Transcribe the stretch of entries below from the line with "Give me the" through the line with "const fmt = (v: number)", exactly and with both ends included; leave out all other lines.
»»
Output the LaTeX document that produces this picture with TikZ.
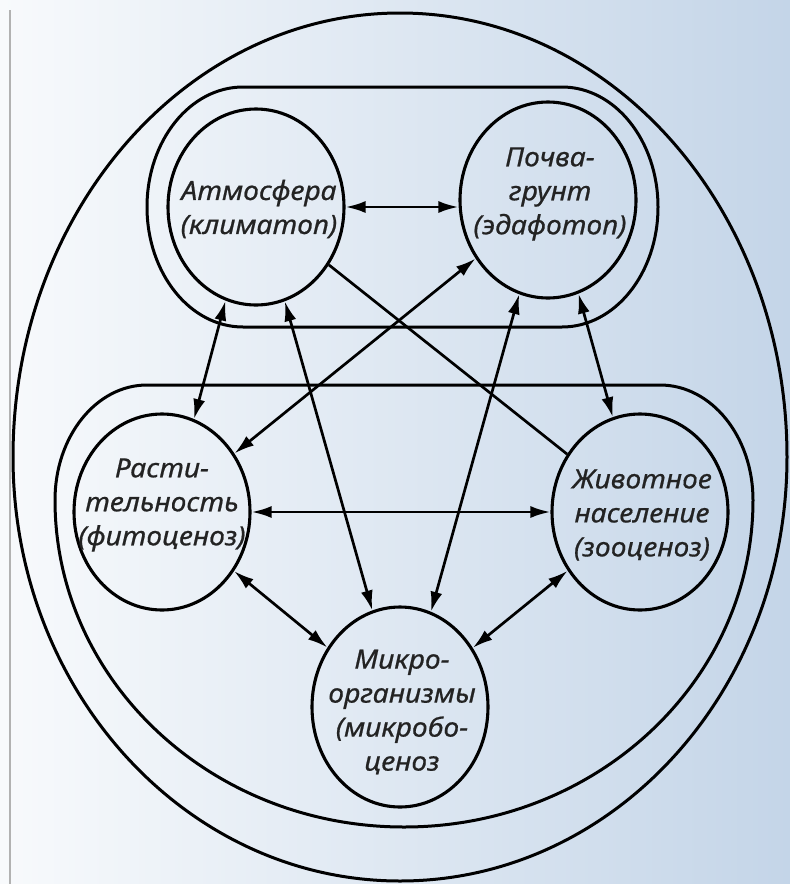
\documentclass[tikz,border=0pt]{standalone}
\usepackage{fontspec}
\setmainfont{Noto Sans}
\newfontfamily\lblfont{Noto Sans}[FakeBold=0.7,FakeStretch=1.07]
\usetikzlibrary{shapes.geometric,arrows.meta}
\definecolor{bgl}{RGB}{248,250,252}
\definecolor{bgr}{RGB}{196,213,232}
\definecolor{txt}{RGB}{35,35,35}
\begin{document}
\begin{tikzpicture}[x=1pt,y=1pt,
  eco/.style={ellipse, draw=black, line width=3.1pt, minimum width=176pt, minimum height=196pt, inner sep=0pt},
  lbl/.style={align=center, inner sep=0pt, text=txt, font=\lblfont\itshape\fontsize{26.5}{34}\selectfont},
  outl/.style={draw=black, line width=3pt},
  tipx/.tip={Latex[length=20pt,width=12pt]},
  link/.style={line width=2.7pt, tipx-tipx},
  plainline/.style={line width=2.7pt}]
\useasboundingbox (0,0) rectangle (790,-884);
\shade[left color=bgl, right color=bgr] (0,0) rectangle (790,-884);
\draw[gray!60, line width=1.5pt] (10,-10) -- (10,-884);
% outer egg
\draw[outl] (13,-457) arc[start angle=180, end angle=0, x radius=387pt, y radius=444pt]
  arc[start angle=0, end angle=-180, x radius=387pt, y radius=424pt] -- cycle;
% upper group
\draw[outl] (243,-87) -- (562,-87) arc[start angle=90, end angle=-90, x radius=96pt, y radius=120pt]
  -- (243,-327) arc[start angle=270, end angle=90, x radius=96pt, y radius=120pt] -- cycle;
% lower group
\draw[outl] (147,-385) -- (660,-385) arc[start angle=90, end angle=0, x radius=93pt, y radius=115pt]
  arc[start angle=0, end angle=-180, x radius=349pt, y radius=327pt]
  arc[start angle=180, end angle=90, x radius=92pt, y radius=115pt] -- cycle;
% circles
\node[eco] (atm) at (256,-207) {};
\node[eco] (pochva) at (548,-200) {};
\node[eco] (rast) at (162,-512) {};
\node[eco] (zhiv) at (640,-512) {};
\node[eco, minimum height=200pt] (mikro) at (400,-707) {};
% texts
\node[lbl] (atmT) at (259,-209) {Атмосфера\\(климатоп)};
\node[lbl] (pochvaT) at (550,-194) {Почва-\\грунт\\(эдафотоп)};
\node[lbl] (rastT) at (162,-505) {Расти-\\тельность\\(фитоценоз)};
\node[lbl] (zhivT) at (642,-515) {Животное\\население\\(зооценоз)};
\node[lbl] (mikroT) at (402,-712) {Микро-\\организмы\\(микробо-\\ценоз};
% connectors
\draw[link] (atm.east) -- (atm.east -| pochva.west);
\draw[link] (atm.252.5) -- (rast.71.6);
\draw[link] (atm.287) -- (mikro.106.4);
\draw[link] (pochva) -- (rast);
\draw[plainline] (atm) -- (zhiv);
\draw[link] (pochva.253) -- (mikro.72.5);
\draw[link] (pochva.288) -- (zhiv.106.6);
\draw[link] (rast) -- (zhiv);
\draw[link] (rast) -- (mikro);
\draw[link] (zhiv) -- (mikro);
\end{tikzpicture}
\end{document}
««
»»
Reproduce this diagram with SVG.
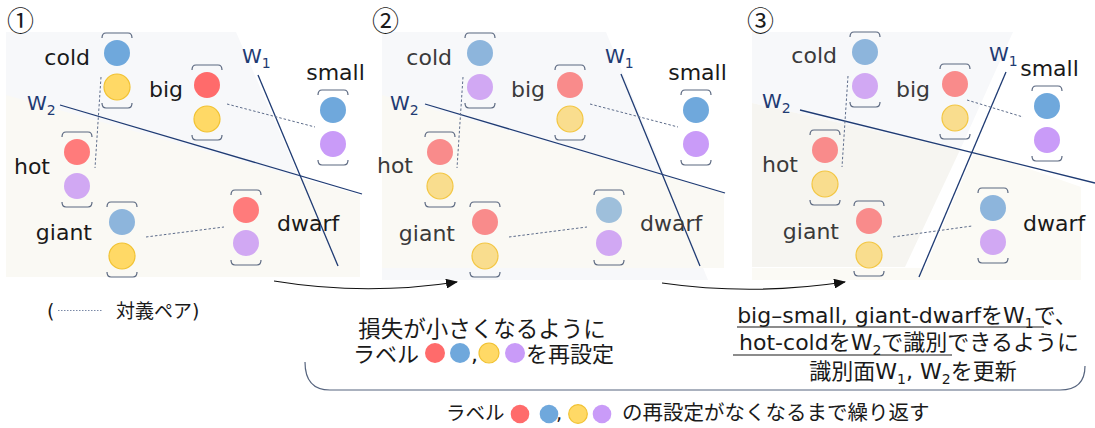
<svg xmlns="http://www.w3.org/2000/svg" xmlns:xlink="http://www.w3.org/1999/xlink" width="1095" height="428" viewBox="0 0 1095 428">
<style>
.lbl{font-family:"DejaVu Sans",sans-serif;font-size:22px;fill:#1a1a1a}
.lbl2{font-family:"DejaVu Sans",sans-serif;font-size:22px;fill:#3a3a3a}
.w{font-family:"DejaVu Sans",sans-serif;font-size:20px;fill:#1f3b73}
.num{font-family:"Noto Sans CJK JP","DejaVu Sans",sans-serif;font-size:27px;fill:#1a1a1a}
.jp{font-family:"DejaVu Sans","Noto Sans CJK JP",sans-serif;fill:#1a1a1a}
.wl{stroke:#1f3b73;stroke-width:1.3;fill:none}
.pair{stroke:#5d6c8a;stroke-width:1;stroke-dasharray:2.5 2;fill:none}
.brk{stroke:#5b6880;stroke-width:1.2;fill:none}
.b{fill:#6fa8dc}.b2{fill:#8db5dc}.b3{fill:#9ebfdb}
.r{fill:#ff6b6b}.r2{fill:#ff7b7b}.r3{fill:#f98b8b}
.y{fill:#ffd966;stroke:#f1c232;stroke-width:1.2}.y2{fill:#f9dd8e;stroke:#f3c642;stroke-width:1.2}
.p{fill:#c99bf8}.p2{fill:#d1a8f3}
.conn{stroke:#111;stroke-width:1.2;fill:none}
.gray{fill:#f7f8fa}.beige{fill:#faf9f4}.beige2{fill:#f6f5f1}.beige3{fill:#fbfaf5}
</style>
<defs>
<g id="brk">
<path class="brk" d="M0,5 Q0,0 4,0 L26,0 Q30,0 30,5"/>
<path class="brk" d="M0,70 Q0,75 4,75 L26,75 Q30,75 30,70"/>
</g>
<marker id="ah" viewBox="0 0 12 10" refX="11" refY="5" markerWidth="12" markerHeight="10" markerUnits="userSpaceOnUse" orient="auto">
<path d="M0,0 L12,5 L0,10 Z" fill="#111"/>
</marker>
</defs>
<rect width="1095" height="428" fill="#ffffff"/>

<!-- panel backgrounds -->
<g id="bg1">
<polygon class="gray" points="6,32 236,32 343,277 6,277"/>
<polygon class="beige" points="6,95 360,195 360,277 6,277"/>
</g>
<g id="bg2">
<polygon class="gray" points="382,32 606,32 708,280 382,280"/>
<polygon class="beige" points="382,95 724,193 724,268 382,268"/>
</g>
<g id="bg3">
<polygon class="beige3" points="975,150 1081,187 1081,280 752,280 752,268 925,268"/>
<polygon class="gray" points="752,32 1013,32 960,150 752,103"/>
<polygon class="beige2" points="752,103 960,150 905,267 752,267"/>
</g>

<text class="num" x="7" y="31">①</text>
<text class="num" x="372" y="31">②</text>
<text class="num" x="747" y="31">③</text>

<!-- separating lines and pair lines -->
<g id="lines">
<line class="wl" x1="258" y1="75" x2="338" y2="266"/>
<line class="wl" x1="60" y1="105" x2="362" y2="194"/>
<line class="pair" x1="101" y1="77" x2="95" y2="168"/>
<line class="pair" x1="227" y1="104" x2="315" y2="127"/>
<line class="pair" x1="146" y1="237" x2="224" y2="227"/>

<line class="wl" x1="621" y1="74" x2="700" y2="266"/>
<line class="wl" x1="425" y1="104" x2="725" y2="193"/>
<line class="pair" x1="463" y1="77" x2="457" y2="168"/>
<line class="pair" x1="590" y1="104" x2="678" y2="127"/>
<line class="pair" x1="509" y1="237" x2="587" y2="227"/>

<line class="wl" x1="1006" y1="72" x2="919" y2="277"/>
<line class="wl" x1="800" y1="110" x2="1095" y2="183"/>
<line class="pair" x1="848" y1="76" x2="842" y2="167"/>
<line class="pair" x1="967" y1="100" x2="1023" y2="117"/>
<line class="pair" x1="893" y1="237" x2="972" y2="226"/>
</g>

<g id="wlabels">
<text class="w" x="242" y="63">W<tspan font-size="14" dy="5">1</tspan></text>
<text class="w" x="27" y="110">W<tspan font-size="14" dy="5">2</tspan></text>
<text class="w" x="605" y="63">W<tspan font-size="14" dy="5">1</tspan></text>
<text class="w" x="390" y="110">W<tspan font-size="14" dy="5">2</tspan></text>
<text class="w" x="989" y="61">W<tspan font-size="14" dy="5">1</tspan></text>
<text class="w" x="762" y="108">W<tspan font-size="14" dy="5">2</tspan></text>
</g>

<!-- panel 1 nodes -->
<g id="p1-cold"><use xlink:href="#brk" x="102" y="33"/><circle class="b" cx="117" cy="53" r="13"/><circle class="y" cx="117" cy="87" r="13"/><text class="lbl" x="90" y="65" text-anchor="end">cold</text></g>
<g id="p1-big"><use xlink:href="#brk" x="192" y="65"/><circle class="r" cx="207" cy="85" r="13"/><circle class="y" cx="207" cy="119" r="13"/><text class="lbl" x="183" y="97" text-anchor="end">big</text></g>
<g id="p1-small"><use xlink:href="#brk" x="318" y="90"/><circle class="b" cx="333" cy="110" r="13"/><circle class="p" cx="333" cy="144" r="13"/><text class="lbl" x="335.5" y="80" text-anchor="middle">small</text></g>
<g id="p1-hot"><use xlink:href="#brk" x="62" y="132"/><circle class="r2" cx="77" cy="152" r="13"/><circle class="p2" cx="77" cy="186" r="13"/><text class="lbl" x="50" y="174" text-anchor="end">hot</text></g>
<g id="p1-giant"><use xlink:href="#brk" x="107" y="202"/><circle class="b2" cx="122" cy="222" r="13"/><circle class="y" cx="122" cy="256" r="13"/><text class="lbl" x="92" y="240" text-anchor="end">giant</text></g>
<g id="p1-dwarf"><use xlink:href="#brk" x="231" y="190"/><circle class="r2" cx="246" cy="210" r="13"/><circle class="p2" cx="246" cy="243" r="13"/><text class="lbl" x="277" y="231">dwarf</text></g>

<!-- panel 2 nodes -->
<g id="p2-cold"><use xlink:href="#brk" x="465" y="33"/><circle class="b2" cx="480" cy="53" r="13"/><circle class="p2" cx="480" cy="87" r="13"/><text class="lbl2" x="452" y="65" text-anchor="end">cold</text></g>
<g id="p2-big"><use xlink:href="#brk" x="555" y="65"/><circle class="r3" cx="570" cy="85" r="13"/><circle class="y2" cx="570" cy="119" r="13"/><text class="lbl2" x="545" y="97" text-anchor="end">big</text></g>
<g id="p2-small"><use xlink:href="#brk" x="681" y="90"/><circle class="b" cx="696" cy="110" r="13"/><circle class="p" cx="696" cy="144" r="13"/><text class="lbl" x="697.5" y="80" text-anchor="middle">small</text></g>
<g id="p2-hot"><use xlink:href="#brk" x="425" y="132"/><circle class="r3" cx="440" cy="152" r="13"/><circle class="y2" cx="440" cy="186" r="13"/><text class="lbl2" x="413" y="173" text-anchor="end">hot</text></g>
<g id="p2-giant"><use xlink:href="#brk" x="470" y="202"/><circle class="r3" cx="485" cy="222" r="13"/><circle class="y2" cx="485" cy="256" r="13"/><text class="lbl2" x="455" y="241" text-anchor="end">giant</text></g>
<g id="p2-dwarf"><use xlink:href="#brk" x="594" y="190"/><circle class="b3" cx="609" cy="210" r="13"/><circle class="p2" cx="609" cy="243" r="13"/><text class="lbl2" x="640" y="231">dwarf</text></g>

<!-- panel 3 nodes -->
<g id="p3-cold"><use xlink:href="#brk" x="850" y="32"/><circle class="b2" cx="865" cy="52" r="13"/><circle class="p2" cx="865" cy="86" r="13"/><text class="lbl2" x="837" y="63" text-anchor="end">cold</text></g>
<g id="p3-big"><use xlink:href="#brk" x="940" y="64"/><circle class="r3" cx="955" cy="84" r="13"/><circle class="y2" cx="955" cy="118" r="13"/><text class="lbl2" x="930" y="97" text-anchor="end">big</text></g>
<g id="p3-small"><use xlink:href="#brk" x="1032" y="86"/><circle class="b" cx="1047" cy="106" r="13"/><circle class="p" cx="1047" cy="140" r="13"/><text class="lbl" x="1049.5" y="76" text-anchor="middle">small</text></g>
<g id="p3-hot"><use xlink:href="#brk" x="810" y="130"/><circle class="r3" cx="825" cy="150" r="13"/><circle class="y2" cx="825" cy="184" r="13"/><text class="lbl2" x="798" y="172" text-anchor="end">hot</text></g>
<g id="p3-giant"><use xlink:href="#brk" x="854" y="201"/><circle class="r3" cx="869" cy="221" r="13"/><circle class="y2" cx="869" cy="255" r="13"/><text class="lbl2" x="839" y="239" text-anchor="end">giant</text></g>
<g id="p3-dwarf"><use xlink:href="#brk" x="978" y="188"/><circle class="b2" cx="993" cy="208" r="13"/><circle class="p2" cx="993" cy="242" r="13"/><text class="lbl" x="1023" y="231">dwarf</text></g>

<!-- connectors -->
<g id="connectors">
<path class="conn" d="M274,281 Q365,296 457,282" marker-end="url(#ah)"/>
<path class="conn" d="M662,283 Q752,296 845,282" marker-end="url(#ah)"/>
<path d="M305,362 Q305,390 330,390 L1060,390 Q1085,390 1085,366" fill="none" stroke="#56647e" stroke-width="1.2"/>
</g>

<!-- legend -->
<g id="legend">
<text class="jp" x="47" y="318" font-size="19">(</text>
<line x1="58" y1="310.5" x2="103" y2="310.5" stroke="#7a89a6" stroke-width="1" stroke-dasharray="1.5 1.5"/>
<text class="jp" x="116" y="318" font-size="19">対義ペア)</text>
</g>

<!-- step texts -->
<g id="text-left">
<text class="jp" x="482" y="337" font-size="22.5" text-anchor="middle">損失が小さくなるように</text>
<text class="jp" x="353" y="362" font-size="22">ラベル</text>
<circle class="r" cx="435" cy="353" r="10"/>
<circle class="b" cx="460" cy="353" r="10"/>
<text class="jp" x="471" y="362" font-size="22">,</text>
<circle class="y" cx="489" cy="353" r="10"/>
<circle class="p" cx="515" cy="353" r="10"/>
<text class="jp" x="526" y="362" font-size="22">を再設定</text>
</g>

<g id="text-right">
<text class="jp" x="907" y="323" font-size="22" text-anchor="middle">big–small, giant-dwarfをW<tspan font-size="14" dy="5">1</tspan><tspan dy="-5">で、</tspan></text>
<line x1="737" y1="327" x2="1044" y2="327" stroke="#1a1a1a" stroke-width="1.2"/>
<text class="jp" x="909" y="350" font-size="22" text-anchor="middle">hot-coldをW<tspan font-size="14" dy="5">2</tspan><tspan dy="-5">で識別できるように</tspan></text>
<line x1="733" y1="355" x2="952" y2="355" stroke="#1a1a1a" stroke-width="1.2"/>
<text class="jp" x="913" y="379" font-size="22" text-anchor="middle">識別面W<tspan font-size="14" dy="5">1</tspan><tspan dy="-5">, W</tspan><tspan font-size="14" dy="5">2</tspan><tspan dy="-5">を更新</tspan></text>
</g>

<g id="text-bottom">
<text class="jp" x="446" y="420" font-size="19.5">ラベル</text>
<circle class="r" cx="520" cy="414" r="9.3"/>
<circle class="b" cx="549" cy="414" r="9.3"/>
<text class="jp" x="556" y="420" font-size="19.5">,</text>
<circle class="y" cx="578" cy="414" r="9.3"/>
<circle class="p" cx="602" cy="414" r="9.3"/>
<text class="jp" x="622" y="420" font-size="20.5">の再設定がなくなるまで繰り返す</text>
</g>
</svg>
««
»»
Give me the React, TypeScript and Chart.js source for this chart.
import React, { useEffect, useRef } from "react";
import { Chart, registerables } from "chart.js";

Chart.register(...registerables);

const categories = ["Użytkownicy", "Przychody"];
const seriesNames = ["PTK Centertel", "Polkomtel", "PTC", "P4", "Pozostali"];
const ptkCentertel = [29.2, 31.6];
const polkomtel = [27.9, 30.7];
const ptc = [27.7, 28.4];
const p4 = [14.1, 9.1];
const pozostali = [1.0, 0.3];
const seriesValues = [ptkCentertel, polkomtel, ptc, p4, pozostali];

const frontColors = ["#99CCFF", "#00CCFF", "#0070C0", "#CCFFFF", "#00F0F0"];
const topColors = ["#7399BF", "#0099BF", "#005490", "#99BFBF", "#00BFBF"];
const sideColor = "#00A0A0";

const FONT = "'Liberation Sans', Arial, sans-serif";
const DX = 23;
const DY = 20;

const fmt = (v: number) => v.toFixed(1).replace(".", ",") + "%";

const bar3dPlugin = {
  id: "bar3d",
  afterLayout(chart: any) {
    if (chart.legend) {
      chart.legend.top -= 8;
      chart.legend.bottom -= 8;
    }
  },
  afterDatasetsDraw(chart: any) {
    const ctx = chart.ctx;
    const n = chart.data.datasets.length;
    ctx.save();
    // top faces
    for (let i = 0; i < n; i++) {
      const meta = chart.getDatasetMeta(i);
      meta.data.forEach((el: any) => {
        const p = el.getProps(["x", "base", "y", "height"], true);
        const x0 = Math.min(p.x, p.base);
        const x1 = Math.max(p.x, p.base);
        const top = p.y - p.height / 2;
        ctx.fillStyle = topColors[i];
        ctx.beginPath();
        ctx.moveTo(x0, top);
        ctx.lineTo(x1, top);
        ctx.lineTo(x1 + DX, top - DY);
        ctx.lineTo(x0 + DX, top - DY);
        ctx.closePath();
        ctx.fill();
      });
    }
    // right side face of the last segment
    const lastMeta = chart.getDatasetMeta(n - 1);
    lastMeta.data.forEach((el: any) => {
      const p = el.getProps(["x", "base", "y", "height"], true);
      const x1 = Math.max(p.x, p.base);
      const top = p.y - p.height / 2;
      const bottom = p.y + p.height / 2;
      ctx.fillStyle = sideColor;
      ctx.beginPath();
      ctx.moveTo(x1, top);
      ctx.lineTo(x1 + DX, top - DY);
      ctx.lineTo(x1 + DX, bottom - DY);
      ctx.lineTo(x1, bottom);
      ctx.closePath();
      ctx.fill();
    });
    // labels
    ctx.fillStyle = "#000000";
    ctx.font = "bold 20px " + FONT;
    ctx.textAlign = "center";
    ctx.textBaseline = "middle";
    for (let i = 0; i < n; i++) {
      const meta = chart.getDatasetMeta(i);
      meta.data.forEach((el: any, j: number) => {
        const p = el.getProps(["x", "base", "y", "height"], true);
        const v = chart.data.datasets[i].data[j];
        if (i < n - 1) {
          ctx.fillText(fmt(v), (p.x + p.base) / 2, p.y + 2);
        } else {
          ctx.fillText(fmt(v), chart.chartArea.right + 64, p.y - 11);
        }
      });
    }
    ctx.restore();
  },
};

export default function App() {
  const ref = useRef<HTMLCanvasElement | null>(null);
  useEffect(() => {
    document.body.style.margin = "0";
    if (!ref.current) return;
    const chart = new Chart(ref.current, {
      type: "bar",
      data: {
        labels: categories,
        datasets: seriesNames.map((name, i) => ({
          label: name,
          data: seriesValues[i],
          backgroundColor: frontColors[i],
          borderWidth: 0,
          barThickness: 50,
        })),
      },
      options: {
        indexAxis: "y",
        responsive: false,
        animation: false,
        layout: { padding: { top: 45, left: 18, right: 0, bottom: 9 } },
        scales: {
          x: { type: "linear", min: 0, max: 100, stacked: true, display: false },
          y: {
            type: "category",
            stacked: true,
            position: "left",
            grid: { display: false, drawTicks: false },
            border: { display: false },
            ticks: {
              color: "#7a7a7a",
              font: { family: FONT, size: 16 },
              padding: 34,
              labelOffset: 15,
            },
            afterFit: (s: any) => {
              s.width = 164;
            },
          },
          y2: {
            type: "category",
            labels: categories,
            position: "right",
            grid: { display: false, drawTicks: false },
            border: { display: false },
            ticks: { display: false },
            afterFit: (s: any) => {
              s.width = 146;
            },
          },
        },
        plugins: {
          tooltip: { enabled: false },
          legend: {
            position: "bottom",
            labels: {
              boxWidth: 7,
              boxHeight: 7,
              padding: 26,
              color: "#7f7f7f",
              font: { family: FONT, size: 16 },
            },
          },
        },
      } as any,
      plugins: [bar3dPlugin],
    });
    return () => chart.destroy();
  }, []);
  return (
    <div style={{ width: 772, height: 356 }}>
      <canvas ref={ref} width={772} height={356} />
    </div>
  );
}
««
Result for this task:
Give me the React, TypeScript and Chart.js source for this chart.
import React, { useEffect, useRef } from "react";
import { Chart, registerables } from "chart.js";

Chart.register(...registerables);

const categories = ["Użytkownicy", "Przychody"];
const seriesNames = ["PTK Centertel", "Polkomtel", "PTC", "P4", "Pozostali"];
const ptkCentertel = [29.2, 31.6];
const polkomtel = [27.9, 30.7];
const ptc = [27.7, 28.4];
const p4 = [14.1, 9.1];
const pozostali = [1.0, 0.3];
const seriesValues = [ptkCentertel, polkomtel, ptc, p4, pozostali];

const frontColors = ["#99CCFF", "#00CCFF", "#0070C0", "#CCFFFF", "#00F0F0"];
const topColors = ["#7399BF", "#0099BF", "#005490", "#99BFBF", "#00BFBF"];
const sideColor = "#00A0A0";

const FONT = "'Liberation Sans', Arial, sans-serif";
const DX = 23;
const DY = 20;

const fmt = (v: number) => v.toFixed(1).replace(".", ",") + "%";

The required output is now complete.